As noted earlier, the Bank of Japan has a whole host of problems over its QQE with YCC attachments. Japan’s central bank has belatedly discovered Finance 101, where being one-dimensional doesn’t actually help the cause of “stimulus.” For far too long official policy has been lower, lower, and lower, whether that was carried out in JGB yields or whether it was found in the yen exchange rate. There are other dimensions to consider, yet until last year central banks didn’t appear to have ever noticed them. Thus, one side of “reflation” has been in the hope that now that central banks have noticed, it will represent the beginning step of eventually finding right and effective solutions.
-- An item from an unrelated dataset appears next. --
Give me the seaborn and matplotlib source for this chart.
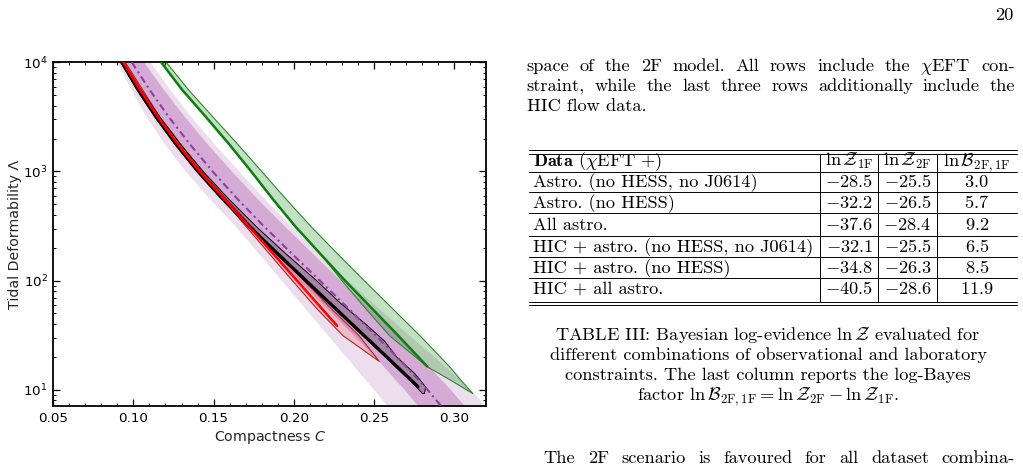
"""Tidal deformability vs compactness panel next to the evidence table (page 20)."""

import matplotlib

matplotlib.use("Agg")

import matplotlib.pyplot as plt
import pandas as pd
import seaborn as sns
from matplotlib.ticker import MultipleLocator

# ---------------------------------------------------------------------------
# values (compactness C at a given Lambda)
# ---------------------------------------------------------------------------
PURPLE_LAM = [1e4, 5623, 3162, 1778, 1000, 562, 316, 178, 100, 56.2, 31.6, 17.8, 10.0, 6.31]
PURPLE_MID = [0.0990, 0.1100, 0.1220, 0.1352, 0.1494, 0.1648, 0.1813, 0.1986, 0.2163,
              0.2338, 0.2510, 0.2678, 0.2835, 0.2950]
PURPLE_68_LO = [0.0940, 0.1040, 0.1150, 0.1272, 0.1404, 0.1548, 0.1703, 0.1866, 0.2033,
                0.2205, 0.2375, 0.2538, 0.2690, 0.2805]
PURPLE_68_HI = [0.1065, 0.1188, 0.1320, 0.1462, 0.1614, 0.1773, 0.1943, 0.2116, 0.2293,
                0.2471, 0.2645, 0.2818, 0.2980, 0.3095]
PURPLE_95_LO = [0.0898, 0.0985, 0.1080, 0.1195, 0.1325, 0.1475, 0.1636, 0.1780, 0.1924,
                0.2068, 0.2212, 0.2356, 0.2500, 0.2615]
PURPLE_95_HI = [0.1105, 0.1228, 0.1360, 0.1505, 0.1659, 0.1818, 0.1985, 0.2158, 0.2335,
                0.2528, 0.2720, 0.2918, 0.3105, 0.3230]

GREEN_LAM = [1e4, 5623, 3162, 1778, 1000, 562, 316, 178, 100, 56.2, 31.6, 16.3]
GREEN_MID = [0.1173, 0.1303, 0.1452, 0.1597, 0.1735, 0.1868, 0.2008, 0.2163, 0.2320,
             0.2485, 0.2650, 0.2834]
GREEN_BAND_LAM = [1e4, 5623, 3162, 1778, 1000, 562, 316, 178, 100, 56.2, 31.6, 16.3,
                  12.3, 9.31]
GREEN_LO = [0.1173, 0.1303, 0.1452, 0.1597, 0.1735, 0.1868, 0.2008, 0.2163, 0.2300,
            0.2445, 0.2595, 0.2834, 0.2979, 0.3115]
GREEN_HI = [0.1204, 0.1342, 0.1495, 0.1650, 0.1800, 0.1950, 0.2105, 0.2270, 0.2440,
            0.2612, 0.2785, 0.2972, 0.3042, 0.3115]

RED_LAM = [1e4, 5623, 3162, 1778, 1000, 562, 316, 178, 100, 56.2, 38.5]
RED_MID = [0.0938, 0.1040, 0.1153, 0.1277, 0.1413, 0.1566, 0.1719, 0.1870, 0.2021,
           0.2172, 0.2271]
RED_BAND_LAM = [1e4, 3162, 1000, 562, 316, 178, 100, 56.2, 31.6, 18.4]
RED_LO = [0.0930, 0.1145, 0.1403, 0.1555, 0.1700, 0.1845, 0.1991, 0.2140, 0.2305, 0.2531]
RED_HI = [0.0948, 0.1163, 0.1425, 0.1578, 0.1735, 0.1895, 0.2065, 0.2230, 0.2405, 0.2531]

BLACK_LAM = [1e4, 5623, 3162, 1778, 1000, 562, 316, 178, 100, 63.1, 39.8, 28.2, 20.0,
             14.1, 10.7]
BLACK_MID = [0.0928, 0.1030, 0.1143, 0.1268, 0.1405, 0.1558, 0.1723, 0.1898, 0.2078,
             0.2222, 0.2366, 0.2474, 0.2582, 0.2690, 0.2776]
BLACK_BAND_LAM = BLACK_LAM + [9.33]
BLACK_LO = [0.0918, 0.1019, 0.1131, 0.1256, 0.1393, 0.1546, 0.1711, 0.1886, 0.2066,
            0.2210, 0.2354, 0.2462, 0.2570, 0.2678, 0.2764, 0.2800]
BLACK_HI = [0.0938, 0.1045, 0.1163, 0.1293, 0.1435, 0.1593, 0.1763, 0.1948, 0.2143,
            0.2287, 0.2451, 0.2564, 0.2642, 0.2755, 0.2821, 0.2812]

# table III
ROW_LABELS = [
    "Astro. (no HESS, no J0614)",
    "Astro. (no HESS)",
    "All astro.",
    "HIC + astro. (no HESS, no J0614)",
    "HIC + astro. (no HESS)",
    "HIC + all astro.",
]
LNZ_1F = [-28.5, -32.2, -37.6, -32.1, -34.8, -40.5]
LNZ_2F = [-25.5, -26.5, -28.4, -25.5, -26.3, -28.6]
LNB = [3.0, 5.7, 9.2, 6.5, 8.5, 11.9]

W, H = 1023, 468

sns.set_theme(style="ticks")
plt.rcParams.update(
    {
        "font.family": ["DejaVu Sans"],
        "xtick.direction": "in",
        "ytick.direction": "in",
        "xtick.top": True,
        "ytick.right": True,
        "xtick.major.size": 5,
        "ytick.major.size": 5,
        "xtick.minor.size": 2.5,
        "ytick.minor.size": 2.5,
        "xtick.major.width": 0.9,
        "ytick.major.width": 0.9,
        "xtick.minor.width": 0.7,
        "ytick.minor.width": 0.7,
        "xtick.color": "black",
        "ytick.color": "black",
        "axes.edgecolor": "black",
        "axes.linewidth": 1.3,
    }
)

fig = plt.figure(figsize=(W / 100, H / 100), dpi=100)
ax = fig.add_axes([53.3 / W, (H - 406) / H, (486 - 53.3) / W, (406 - 62.3) / H])

# bands
ax.fill_betweenx(PURPLE_LAM, PURPLE_95_LO, PURPLE_95_HI, color="#ecdeec", lw=0, zorder=1)
ax.fill_betweenx(PURPLE_LAM, PURPLE_68_LO, PURPLE_68_HI, color="#d5abd5", lw=0, zorder=1.1)
ax.fill_betweenx(GREEN_BAND_LAM, GREEN_LO, GREEN_HI, facecolor=(0, 0.5, 0, 0.24),
                 edgecolor="#2b8a2b", lw=0.8, zorder=2)
ax.fill_betweenx(RED_BAND_LAM, RED_LO, RED_HI, facecolor=(1, 0, 0, 0.15),
                 edgecolor="#b22222", lw=0.8, zorder=2.1)
ax.fill_betweenx(BLACK_BAND_LAM, BLACK_LO, BLACK_HI, facecolor=(0, 0, 0, 0.22),
                 edgecolor="black", lw=0.7, zorder=2.2)

# central curves
lines = [
    (BLACK_LAM, BLACK_MID, "black", 2.2, "-", 3.0),
    (RED_LAM, RED_MID, "#ff0000", 1.8, "-", 3.1),
    (GREEN_LAM, GREEN_MID, "#0e7d0e", 1.8, "-", 3.2),
    (PURPLE_LAM, PURPLE_MID, "#8e3fa3", 1.5, (0, (3.5, 1.8, 1.0, 1.8)), 3.3),
]
for lam, comp, color, lw, ls, z in lines:
    df = pd.DataFrame({"C": comp, "Lambda": lam})
    sns.lineplot(data=df, x="C", y="Lambda", sort=False, estimator=None, color=color,
                 lw=lw, linestyle=ls, ax=ax, zorder=z)

ax.set_yscale("log")
ax.set_xlim(0.05, 0.32)
ax.set_ylim(7.1, 1e4)
ax.xaxis.set_major_locator(MultipleLocator(0.05))
ax.xaxis.set_minor_locator(MultipleLocator(0.01))
ax.tick_params(which="both", labelsize=9.7, pad=4)
ax.set_xlabel(r"Compactness $C$", fontsize=10.2, labelpad=3)
ax.set_ylabel("Tidal Deformability Λ", fontsize=10.2, labelpad=1)

# ---------------------------------------------------------------------------
# page text on the right, drawn in pixel coordinates
# ---------------------------------------------------------------------------
tax = fig.add_axes([0, 0, 1, 1], zorder=5)
tax.set_xlim(0, W)
tax.set_ylim(H, 0)
tax.axis("off")

txt = dict(family="cmr10", math_fontfamily="cm", fontsize=13.2, color="black", va="baseline")
renderer = fig.canvas.get_renderer()


def justified(x0, x1, y, line):
    words = line.split(" ")
    arts = [tax.text(0, y, w, **txt) for w in words]
    widths = [a.get_window_extent(renderer).width for a in arts]
    gap = (x1 - x0 - sum(widths)) / (len(words) - 1)
    x = x0
    for a, w in zip(arts, widths):
        a.set_x(x)
        x += w + gap


tax.text(1014, 20, "20", ha="right", **txt)
justified(526.7, 1015, 70.7, r"space of the 2F model. All rows include the $\chi$EFT con-")
justified(526.7, 1015, 90.7, "straint, while the last three rows additionally include the")
tax.text(526.7, 111, "HIC flow data.", **txt)

# table
x_left, x_right = 529.3, 1017
v_lines = [820, 878.3, 936.7]
for y in [150.3, 153.7, 171.7, 192.3, 213.3, 236.0, 257.3, 278.3, 301.7, 305.0]:
    tax.plot([x_left, x_right], [y, y], color="black", lw=0.7)
for x in v_lines:
    tax.plot([x, x], [153.7, 301.7], color="black", lw=0.7)

col_c = [849.2, 907.5, 976.8]
header_y = 166.0
tax.text(533.3, header_y, r"$\mathbf{Data}$ ($\chi$EFT +)", **txt)
tax.text(col_c[0], header_y, r"$\ln\mathcal{Z}_{1\mathrm{F}}$", ha="center", **txt)
tax.text(col_c[1], header_y, r"$\ln\mathcal{Z}_{2\mathrm{F}}$", ha="center", **txt)
tax.text(col_c[2], header_y, r"$\ln\mathcal{B}_{2\mathrm{F},1\mathrm{F}}$", ha="center", **txt)

row_base = [187.0, 208.0, 230.0, 251.8, 272.8, 294.0]
for yb, lab, z1, z2, b in zip(row_base, ROW_LABELS, LNZ_1F, LNZ_2F, LNB):
    tax.text(533.3, yb, lab, **txt)
    tax.text(col_c[0], yb, f"${z1:.1f}$", ha="center", **txt)
    tax.text(col_c[1], yb, f"${z2:.1f}$", ha="center", **txt)
    tax.text(col_c[2], yb, f"${b:.1f}$", ha="center", **txt)

caption = [
    r"TABLE III: Bayesian log-evidence $\ln\mathcal{Z}$ evaluated for",
    "different combinations of observational and laboratory",
    "constraints. The last column reports the log-Bayes",
    r"factor $\ln\mathcal{B}_{2\mathrm{F},1\mathrm{F}} = \ln\mathcal{Z}_{2\mathrm{F}}"
    r" - \ln\mathcal{Z}_{1\mathrm{F}}$.",
]
for i, line in enumerate(caption):
    tax.text(768, 340 + 20 * i, line, ha="center", **txt)

justified(543.4, 1015, 463, "The 2F scenario is favoured for all dataset combina-")

fig.savefig("out.png", dpi=100)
That is, however, looking too far ahead of the curve (pun intended). To start with, yield curve control is meant to be taken literally. Where my analysis earlier today dealt with the second part, meaning the lack of control and the implications of it, this later version is meant to take the first part – yield curve. We are already in problematic territory where Japan dwells, as a yield curve is a piece of information derived from where bonds actually yield. At -29.8 bps, for example, the 1-year JGB cannot actually be classified as yielding some financial return. We can cloak it in the relativism of comparative values, but those are equally distorted and largely by the same factors (meaning that we are chasing our tails).

A negative yield means that investors are getting paid to hold that paper in other ways. In the form of Japan’s “dollar” problem, represented by a negative cross-currency basis, it makes sense to hold JGB’s at these prices for profit is derived from the basis, not the negative “yield.” Therefore, the determination of yield in that context is merely the element of hedging or controlling risk.
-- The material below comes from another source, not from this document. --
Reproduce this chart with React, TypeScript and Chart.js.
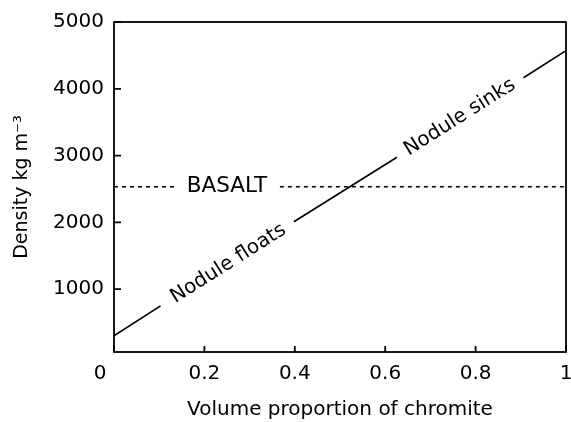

In a sense, that is what a yield curve expresses, a relative demand for less risk in financial opportunity, the squelched curve a fitting description of an economy without it as the tradeoff seeking to find balance one over the other. John Maynard Keynes described a “liquidity preference” for holding money balances among consumers who at times needed reasons to spend rather than maintain liquidity. There is surely a parallel in Japan (and almost everywhere else) only in banking and finance rather than the personal hoarding of money and currency. Thus a “yield curve” might be the measure of lack of opportunity perceived in bond markets as distinct from a yield curve which presents the affirmative judgment.